#### What is expected:
Start at the top of the records and, please, print each line exactly through the line that contains "const FS = 22;", leaving out all pictures.

Source code of charts:
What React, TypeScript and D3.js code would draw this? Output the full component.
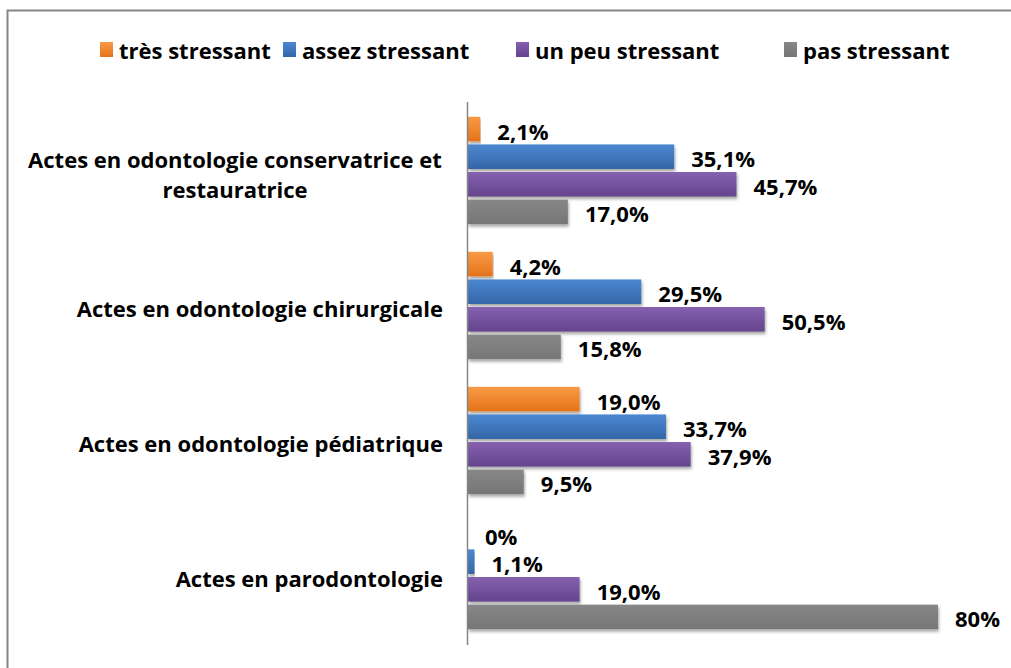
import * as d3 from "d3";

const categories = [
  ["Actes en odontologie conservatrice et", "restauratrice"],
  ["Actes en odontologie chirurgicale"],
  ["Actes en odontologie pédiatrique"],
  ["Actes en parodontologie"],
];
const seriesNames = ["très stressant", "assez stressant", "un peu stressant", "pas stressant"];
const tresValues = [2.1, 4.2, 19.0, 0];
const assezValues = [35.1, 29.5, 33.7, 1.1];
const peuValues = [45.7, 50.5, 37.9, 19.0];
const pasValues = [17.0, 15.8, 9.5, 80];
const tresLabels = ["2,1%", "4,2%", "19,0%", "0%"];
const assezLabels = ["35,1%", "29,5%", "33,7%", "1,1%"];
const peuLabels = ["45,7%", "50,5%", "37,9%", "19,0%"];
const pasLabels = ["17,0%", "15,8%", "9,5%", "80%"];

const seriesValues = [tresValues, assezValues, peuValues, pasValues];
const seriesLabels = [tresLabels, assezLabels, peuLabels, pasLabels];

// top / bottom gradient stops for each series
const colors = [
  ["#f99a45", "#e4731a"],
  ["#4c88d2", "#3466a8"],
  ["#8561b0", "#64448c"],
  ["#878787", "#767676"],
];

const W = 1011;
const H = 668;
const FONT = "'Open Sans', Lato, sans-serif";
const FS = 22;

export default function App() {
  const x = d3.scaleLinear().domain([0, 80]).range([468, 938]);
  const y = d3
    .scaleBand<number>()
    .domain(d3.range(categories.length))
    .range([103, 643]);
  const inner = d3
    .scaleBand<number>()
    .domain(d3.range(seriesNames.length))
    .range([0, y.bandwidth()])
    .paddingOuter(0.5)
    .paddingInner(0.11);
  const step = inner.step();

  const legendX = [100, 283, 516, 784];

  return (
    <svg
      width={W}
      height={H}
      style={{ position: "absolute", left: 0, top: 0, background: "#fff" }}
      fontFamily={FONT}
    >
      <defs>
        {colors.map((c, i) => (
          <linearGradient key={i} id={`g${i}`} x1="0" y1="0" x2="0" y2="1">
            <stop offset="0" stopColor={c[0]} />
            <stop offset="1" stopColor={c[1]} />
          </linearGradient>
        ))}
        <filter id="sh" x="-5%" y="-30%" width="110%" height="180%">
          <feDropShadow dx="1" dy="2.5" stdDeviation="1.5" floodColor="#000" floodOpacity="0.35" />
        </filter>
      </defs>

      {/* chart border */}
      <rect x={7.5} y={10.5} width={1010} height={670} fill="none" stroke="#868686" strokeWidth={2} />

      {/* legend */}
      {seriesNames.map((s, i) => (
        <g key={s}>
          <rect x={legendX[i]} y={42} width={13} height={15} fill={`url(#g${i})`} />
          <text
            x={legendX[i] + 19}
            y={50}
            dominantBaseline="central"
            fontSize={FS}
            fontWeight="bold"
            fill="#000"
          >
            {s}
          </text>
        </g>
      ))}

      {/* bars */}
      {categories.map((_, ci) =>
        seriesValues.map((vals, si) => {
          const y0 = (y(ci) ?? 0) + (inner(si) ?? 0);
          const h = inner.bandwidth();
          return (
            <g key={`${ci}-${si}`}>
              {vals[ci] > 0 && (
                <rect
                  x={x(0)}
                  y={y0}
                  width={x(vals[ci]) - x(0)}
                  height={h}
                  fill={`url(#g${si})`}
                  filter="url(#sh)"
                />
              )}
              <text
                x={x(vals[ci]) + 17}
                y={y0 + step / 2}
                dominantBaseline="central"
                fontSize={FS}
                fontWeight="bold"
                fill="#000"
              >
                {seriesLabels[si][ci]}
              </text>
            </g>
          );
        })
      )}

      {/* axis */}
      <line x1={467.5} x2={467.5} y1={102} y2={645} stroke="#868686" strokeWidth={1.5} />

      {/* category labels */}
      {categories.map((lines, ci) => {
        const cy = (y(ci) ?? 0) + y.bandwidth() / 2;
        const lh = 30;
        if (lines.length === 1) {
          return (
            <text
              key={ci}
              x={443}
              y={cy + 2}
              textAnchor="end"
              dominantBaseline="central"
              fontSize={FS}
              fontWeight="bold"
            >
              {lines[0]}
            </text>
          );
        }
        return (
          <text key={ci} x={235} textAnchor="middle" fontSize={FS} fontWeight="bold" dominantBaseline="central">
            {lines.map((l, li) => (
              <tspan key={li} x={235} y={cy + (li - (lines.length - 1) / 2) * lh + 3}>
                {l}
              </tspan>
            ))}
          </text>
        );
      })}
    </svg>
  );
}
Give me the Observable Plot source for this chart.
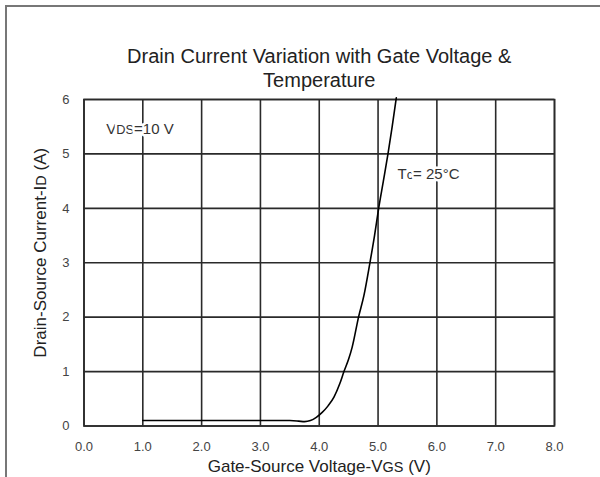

#### Solution for this problem:
What React, TypeScript and D3.js code would draw this? Output the full component.
import * as d3 from "d3";

const categories = [
  ["Actes en odontologie conservatrice et", "restauratrice"],
  ["Actes en odontologie chirurgicale"],
  ["Actes en odontologie pédiatrique"],
  ["Actes en parodontologie"],
];
const seriesNames = ["très stressant", "assez stressant", "un peu stressant", "pas stressant"];
const tresValues = [2.1, 4.2, 19.0, 0];
const assezValues = [35.1, 29.5, 33.7, 1.1];
const peuValues = [45.7, 50.5, 37.9, 19.0];
const pasValues = [17.0, 15.8, 9.5, 80];
const tresLabels = ["2,1%", "4,2%", "19,0%", "0%"];
const assezLabels = ["35,1%", "29,5%", "33,7%", "1,1%"];
const peuLabels = ["45,7%", "50,5%", "37,9%", "19,0%"];
const pasLabels = ["17,0%", "15,8%", "9,5%", "80%"];

const seriesValues = [tresValues, assezValues, peuValues, pasValues];
const seriesLabels = [tresLabels, assezLabels, peuLabels, pasLabels];

// top / bottom gradient stops for each series
const colors = [
  ["#f99a45", "#e4731a"],
  ["#4c88d2", "#3466a8"],
  ["#8561b0", "#64448c"],
  ["#878787", "#767676"],
];

const W = 1011;
const H = 668;
const FONT = "'Open Sans', Lato, sans-serif";
const FS = 22;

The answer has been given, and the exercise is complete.